Artigiani e commercio: no agli studi di settore «In Fvg il 6% delle aziende a rischio chiusura»

TRIESTE
Più che la sconfitta dell’evasione fiscale, gli studi di settore stanno portando al collasso le piccole imprese e nel giro di un anno circa il 5-7 per cento di quelle regionali potrebbe anche chiudere i battenti. Replicano così le associazioni di commercianti e artigiani alla provocazione lanciata dalla Cgia di Mestre che ha applicato gli studi di settore (in pratica il calcolo del reddito teorico che dovrebbe essere denunciato ai fini fiscali) ai lavoratori dipendenti, rilevando come – se fossero lavoratori autonomi - il 47 per cento dovrebbe dichiarare un reddito più elevato di quello di affettivamente percepito per essere considerato «congruo» dalle norme.


«Sono le isterie della politica – commenta Alberto Marchiori, presidente regionale Confcommercio – con un viceministro che parte dal presupposto che tutti gli autonomi sono evasori e quindi vanno aprioristicamente tartassati. Con questa logica il prossimo passo del governo sarà affidare un finanziere a ogni lavoratore autonomo per controllarne ogni passo». E sugli studi di settore il giudizio è ancor più pesante, dato che viene stabilito il reddito senza una effettiva verifica. Gli aumenti degli indici decisi da Visco potrebbero portare, secondo Marchiori, a una paralisi del sistema economico con una massiccia adesione ai ricorsi contro gli stessi studi di settore e una scelta di abbandonare il campo. Secondo la Confcommercio, oggi circa il 45 per cento dei lavoratori autonomi sarebbe considerato fuori norma.
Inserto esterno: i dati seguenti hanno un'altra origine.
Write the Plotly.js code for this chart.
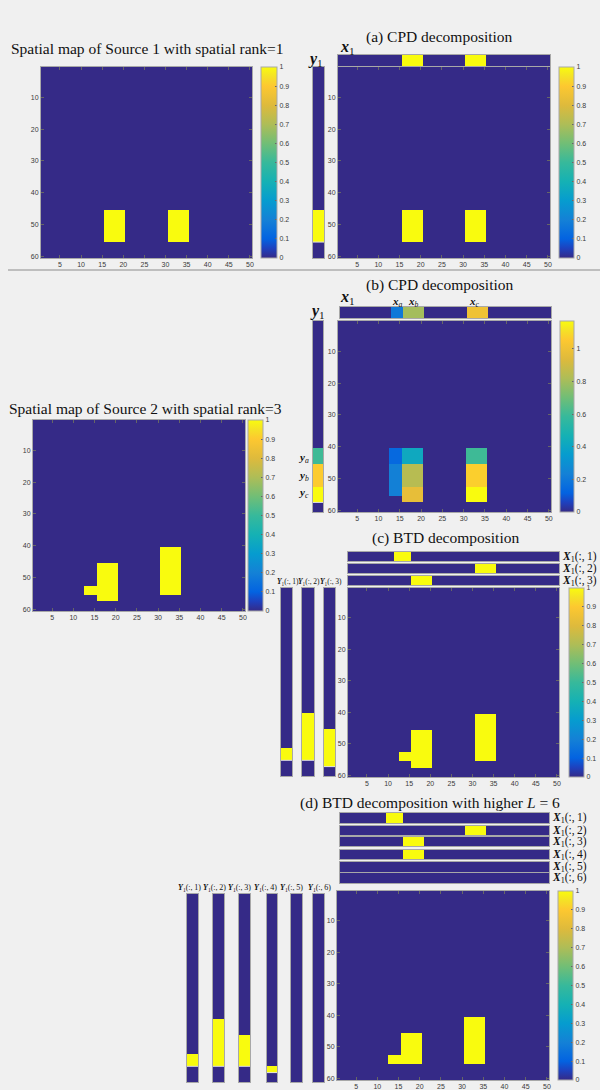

«C’è poco da fare – è la conclusione – così non si lavora e l’alternativa è solo la chiusura. Chi accettava di pagare qualche euro in più rispetto al reddito per evitare le grane dei controlli, ora andrà deciso verso le verifiche. Ci sarà un gran da fare per finanza e agenzia delle entrate, senza contare i contenziosi che ne usciranno. Non penso poi che il decreto Barsani sulle liberalizzazioni possa portare migliorie su questo fronte, anzi». Non lo si dice, ma a questo punto il lavoro nero riceverebbe una nuova impennata. La lotta all’evasione, insomma, si tradurrebbe in linfa per incrementare la stessa evasione fiscale. Sulla stessa lunghezza d’onda gli artigiani della Confartigianato. Da Pordenone il presidente Silvano Pascolo parla di «danni causati degli studi di settore» e attacca il Governo di «aver tirato troppo la corda, uscendo da ogni logica di buon senso» venendo così bocciato nelle recenti elezioni amministrative. Un messaggio che va dritto alle prossime regionale del 2008.


«Anche Confartigianato – spiega Pascolo – ha commissionato uno studio su 6 mila imprese artigiane e il 70 per cento risulta essere al di fuori dei parametri di Visco. Magari bastasse una norma per alzare i redditi, purtroppo i mercati seguono altre strade e altre leggi». Basti pensare alla subfornitura (una delle caratteristiche dell’artigianato regionale), i cui margini sono risicati, o al trasporto, che ha prezzi bloccati dal 2004 ma i costi aumentati del 30 per cento tra gasolio e assicurazioni. «Abbiamo portato la protesta – continua Pascolo – ai massimi livelli, senza clamore, ma purtroppo anche senza risultati. C’è molto malessere anche per le promesse di rivedere l’Irap, abbattutasi come un ciclone sulle imprese e ora nessuno la vuole smuovere, salvo sotto le elezioni».


E in agguato c’è pure il rischio pensioni. Per evitare le noie degli studi di settore e delle grane fiscali, chi si trova alla soglia dei requisiti pensionistici opta per la cessazione dell’attività. Ma è dimostrato che di pensione ormai non campa più nessuno e chi è in forze certamente non può starsene fermo. Come arrivare a fine mese sarà per tutti dura, anzi… nera».